- _Exercise instructions_
Repeat all the material exactly; pictures stay out of your copy.

- _Supplied information_
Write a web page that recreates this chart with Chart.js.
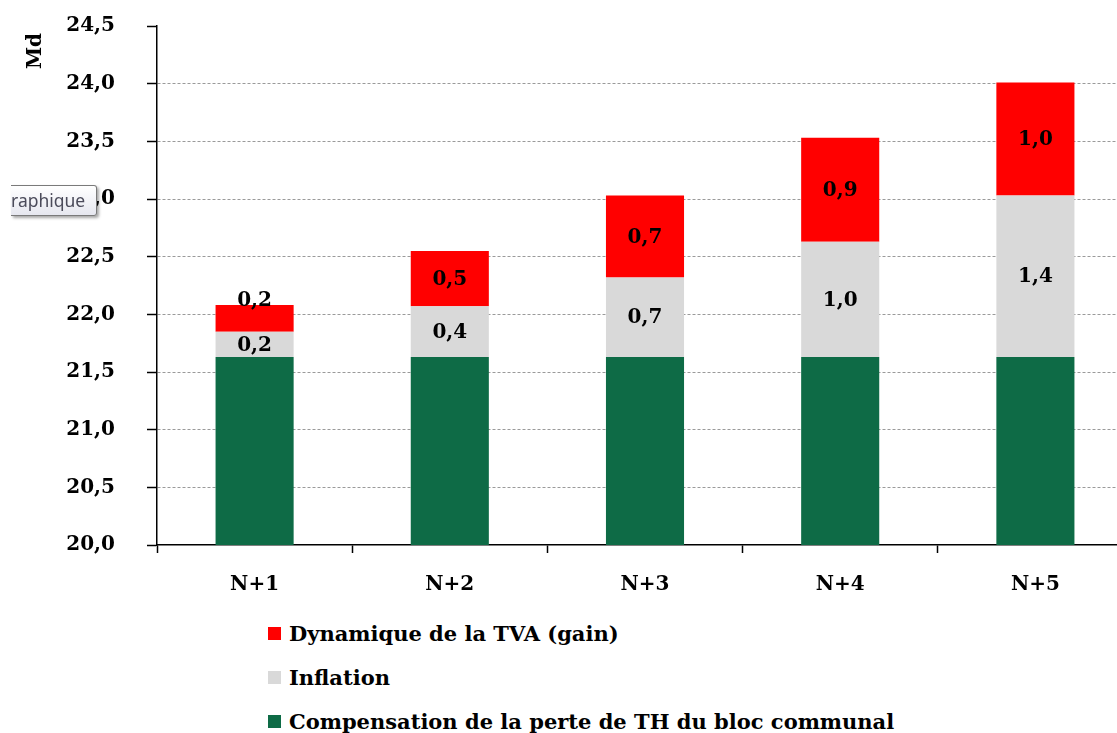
<!DOCTYPE html>
<html lang="fr">
<head>
<meta charset="utf-8">
<script src="https://cdn.jsdelivr.net/npm/chart.js@4/dist/chart.umd.min.js"></script>
<style>
    html, body { margin: 0; padding: 0; background: #fff; overflow: hidden; }
    body { width: 1117px; height: 733px; position: relative; }
    #chartBox { position: absolute; left: 0; top: 0; width: 1140px; height: 600px; }
    #legend { position: absolute; left: 268px; top: 611px; font: bold 21px "DejaVu Serif", serif; color: #000; }
    .legend-row { height: 44px; display: flex; align-items: center; }
    .legend-swatch { width: 13px; height: 13px; margin-right: 8px; }
    #tip {
        position: absolute; left: 11px; top: 185px; width: 85px; height: 29px;
        border: 1px solid #7a7a7a; border-left: none; border-radius: 0 3px 3px 0;
        background: linear-gradient(#ffffff, #e6e7ef);
        box-shadow: 2px 2px 3px rgba(0,0,0,0.35);
        font: 17.5px "Noto Sans", sans-serif; color: #4b4b5a;
        line-height: 29px; white-space: nowrap; overflow: hidden;
    }
</style>
</head>
<body>
<div id="chartBox"><canvas id="chart"></canvas></div>
<div id="legend"></div>
<div id="tip">raphique</div>
<script>
// Data
const categories = ['N+1', 'N+2', 'N+3', 'N+4', 'N+5'];
const compensation = [21.63, 21.63, 21.63, 21.63, 21.63];
const inflation = [0.22, 0.44, 0.69, 1.0, 1.4];
const tvaGain = [0.23, 0.48, 0.71, 0.9, 0.98];

const seriesNames = [
    'Compensation de la perte de TH du bloc communal',
    'Inflation',
    'Dynamique de la TVA (gain)'
];
const seriesColors = ['#0e6b46', '#d9d9d9', '#ff0000'];

const FONT = '"DejaVu Serif", serif';

function frNumber(v) {
    return v.toFixed(1).replace('.', ',');
}

// Labels inside the stacked segments (not on the base series)
const segmentLabels = {
    id: 'segmentLabels',
    afterDatasetsDraw(chart) {
        const ctx = chart.ctx;
        ctx.save();
        ctx.font = 'bold 20px ' + FONT;
        ctx.fillStyle = '#000';
        ctx.textAlign = 'center';
        ctx.textBaseline = 'middle';
        for (let d = 1; d < chart.data.datasets.length; d++) {
            const meta = chart.getDatasetMeta(d);
            meta.data.forEach((bar, i) => {
                const h = bar.base - bar.y;
                let y = bar.y + h / 2;
                // small top segment: Excel label sits on the top edge
                if (d === chart.data.datasets.length - 1 && h < 30) y = bar.y - 5;
                ctx.fillText(frNumber(chart.data.datasets[d].data[i]), bar.x, y + 1);
            });
        }
        ctx.restore();
    }
};

// "Md" unit at the top of the y axis
const unitLabel = {
    id: 'unitLabel',
    afterDraw(chart) {
        const ctx = chart.ctx;
        ctx.save();
        ctx.translate(36, 51);
        ctx.rotate(-Math.PI / 2);
        ctx.font = 'bold 20px ' + FONT;
        ctx.fillStyle = '#000';
        ctx.textAlign = 'center';
        ctx.textBaseline = 'middle';
        ctx.fillText('Md', 0, 0);
        ctx.restore();
    }
};

const datasets = [compensation, inflation, tvaGain].map((data, i) => ({
    label: seriesNames[i],
    data: data,
    backgroundColor: seriesColors[i],
    borderWidth: 0,
    barPercentage: 0.4,
    categoryPercentage: 1.0
}));

new Chart(document.getElementById('chart'), {
    type: 'bar',
    data: { labels: categories, datasets: datasets },
    options: {
        responsive: true,
        maintainAspectRatio: false,
        animation: false,
        layout: { padding: { top: 26, right: 7, left: 0, bottom: 0 } },
        plugins: {
            legend: { display: false },
            tooltip: { enabled: false }
        },
        scales: {
            x: {
                stacked: true,
                afterFit: (scale) => { scale.height = 55; },
                grid: {
                    offset: true,
                    drawOnChartArea: false,
                    tickLength: 8,
                    tickColor: '#000',
                    tickWidth: 1.5
                },
                border: { color: '#000', width: 1.5 },
                ticks: {
                    padding: 20,
                    color: '#000',
                    font: { family: FONT, size: 20, weight: 'bold' }
                }
            },
            y: {
                stacked: true,
                min: 20,
                max: 24.5,
                afterFit: (scale) => {
                    scale.width = 157;
                    // the big label padding should not push the plot down
                    scale.paddingTop = 0;
                    scale.paddingBottom = 0;
                },
                grid: {
                    color: (c) => (c.tick && (c.tick.value === 20 || c.tick.value === 24.5)) ? 'rgba(0,0,0,0)' : '#9a9a9a',
                    lineWidth: 1,
                    tickLength: 10,
                    tickColor: '#000',
                    tickWidth: 1.5
                },
                border: { color: '#000', width: 1.5, dash: [3, 2] },
                ticks: {
                    stepSize: 0.5,
                    padding: 32,
                    color: '#000',
                    font: { family: FONT, size: 20, weight: 'bold' },
                    callback: (v) => frNumber(v)
                }
            }
        }
    },
    plugins: [segmentLabels, unitLabel]
});

// Legend, listed top series first
const legend = document.getElementById('legend');
for (let i = seriesNames.length - 1; i >= 0; i--) {
    const row = document.createElement('div');
    row.className = 'legend-row';
    row.innerHTML = `<span class="legend-swatch" style="background:${seriesColors[i]}"></span><span>${seriesNames[i]}</span>`;
    legend.appendChild(row);
}
</script>
</body>
</html>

- _The answer_
Write a web page that recreates this chart with Chart.js.
<!DOCTYPE html>
<html lang="fr">
<head>
<meta charset="utf-8">
<script src="https://cdn.jsdelivr.net/npm/chart.js@4/dist/chart.umd.min.js"></script>
<style>
    html, body { margin: 0; padding: 0; background: #fff; overflow: hidden; }
    body { width: 1117px; height: 733px; position: relative; }
    #chartBox { position: absolute; left: 0; top: 0; width: 1140px; height: 600px; }
    #legend { position: absolute; left: 268px; top: 611px; font: bold 21px "DejaVu Serif", serif; color: #000; }
    .legend-row { height: 44px; display: flex; align-items: center; }
    .legend-swatch { width: 13px; height: 13px; margin-right: 8px; }
    #tip {
        position: absolute; left: 11px; top: 185px; width: 85px; height: 29px;
        border: 1px solid #7a7a7a; border-left: none; border-radius: 0 3px 3px 0;
        background: linear-gradient(#ffffff, #e6e7ef);
        box-shadow: 2px 2px 3px rgba(0,0,0,0.35);
        font: 17.5px "Noto Sans", sans-serif; color: #4b4b5a;
        line-height: 29px; white-space: nowrap; overflow: hidden;
    }
</style>
</head>
<body>
<div id="chartBox"><canvas id="chart"></canvas></div>
<div id="legend"></div>
<div id="tip">raphique</div>
<script>
// Data
const categories = ['N+1', 'N+2', 'N+3', 'N+4', 'N+5'];
const compensation = [21.63, 21.63, 21.63, 21.63, 21.63];
const inflation = [0.22, 0.44, 0.69, 1.0, 1.4];
const tvaGain = [0.23, 0.48, 0.71, 0.9, 0.98];

const seriesNames = [
    'Compensation de la perte de TH du bloc communal',
    'Inflation',
    'Dynamique de la TVA (gain)'
];
const seriesColors = ['#0e6b46', '#d9d9d9', '#ff0000'];

const FONT = '"DejaVu Serif", serif';

function frNumber(v) {
    return v.toFixed(1).replace('.', ',');
}

// Labels inside the stacked segments (not on the base series)
const segmentLabels = {
    id: 'segmentLabels',
    afterDatasetsDraw(chart) {
        const ctx = chart.ctx;
        ctx.save();
        ctx.font = 'bold 20px ' + FONT;
        ctx.fillStyle = '#000';
        ctx.textAlign = 'center';
        ctx.textBaseline = 'middle';
        for (let d = 1; d < chart.data.datasets.length; d++) {
            const meta = chart.getDatasetMeta(d);
            meta.data.forEach((bar, i) => {
                const h = bar.base - bar.y;
                let y = bar.y + h / 2;
                // small top segment: Excel label sits on the top edge
                if (d === chart.data.datasets.length - 1 && h < 30) y = bar.y - 5;
                ctx.fillText(frNumber(chart.data.datasets[d].data[i]), bar.x, y + 1);
            });
        }
        ctx.restore();
    }
};

// "Md" unit at the top of the y axis
const unitLabel = {
    id: 'unitLabel',
    afterDraw(chart) {
        const ctx = chart.ctx;
        ctx.save();
        ctx.translate(36, 51);
        ctx.rotate(-Math.PI / 2);
        ctx.font = 'bold 20px ' + FONT;
        ctx.fillStyle = '#000';
        ctx.textAlign = 'center';
        ctx.textBaseline = 'middle';
        ctx.fillText('Md', 0, 0);
        ctx.restore();
    }
};

const datasets = [compensation, inflation, tvaGain].map((data, i) => ({
    label: seriesNames[i],
    data: data,
    backgroundColor: seriesColors[i],
    borderWidth: 0,
    barPercentage: 0.4,
    categoryPercentage: 1.0
}));

new Chart(document.getElementById('chart'), {
    type: 'bar',
    data: { labels: categories, datasets: datasets },
    options: {
        responsive: true,
        maintainAspectRatio: false,
        animation: false,
        layout: { padding: { top: 26, right: 7, left: 0, bottom: 0 } },
        plugins: {
            legend: { display: false },
            tooltip: { enabled: false }
        },
        scales: {
            x: {
                stacked: true,
                afterFit: (scale) => { scale.height = 55; },
                grid: {
                    offset: true,
                    drawOnChartArea: false,
                    tickLength: 8,
                    tickColor: '#000',
                    tickWidth: 1.5
                },
                border: { color: '#000', width: 1.5 },
                ticks: {
                    padding: 20,
                    color: '#000',
                    font: { family: FONT, size: 20, weight: 'bold' }
                }
            },
            y: {
                stacked: true,
                min: 20,
                max: 24.5,
                afterFit: (scale) => {
                    scale.width = 157;
                    // the big label padding should not push the plot down
                    scale.paddingTop = 0;
                    scale.paddingBottom = 0;
                },
                grid: {
                    color: (c) => (c.tick && (c.tick.value === 20 || c.tick.value === 24.5)) ? 'rgba(0,0,0,0)' : '#9a9a9a',
                    lineWidth: 1,
                    tickLength: 10,
                    tickColor: '#000',
                    tickWidth: 1.5
                },
                border: { color: '#000', width: 1.5, dash: [3, 2] },
                ticks: {
                    stepSize: 0.5,
                    padding: 32,
                    color: '#000',
                    font: { family: FONT, size: 20, weight: 'bold' },
                    callback: (v) => frNumber(v)
                }
            }
        }
    },
    plugins: [segmentLabels, unitLabel]
});

// Legend, listed top series first
const legend = document.getElementById('legend');
for (let i = seriesNames.length - 1; i >= 0; i--) {
    const row = document.createElement('div');
    row.className = 'legend-row';
    row.innerHTML = `<span class="legend-swatch" style="background:${seriesColors[i]}"></span><span>${seriesNames[i]}</span>`;
    legend.appendChild(row);
}
</script>
</body>
</html>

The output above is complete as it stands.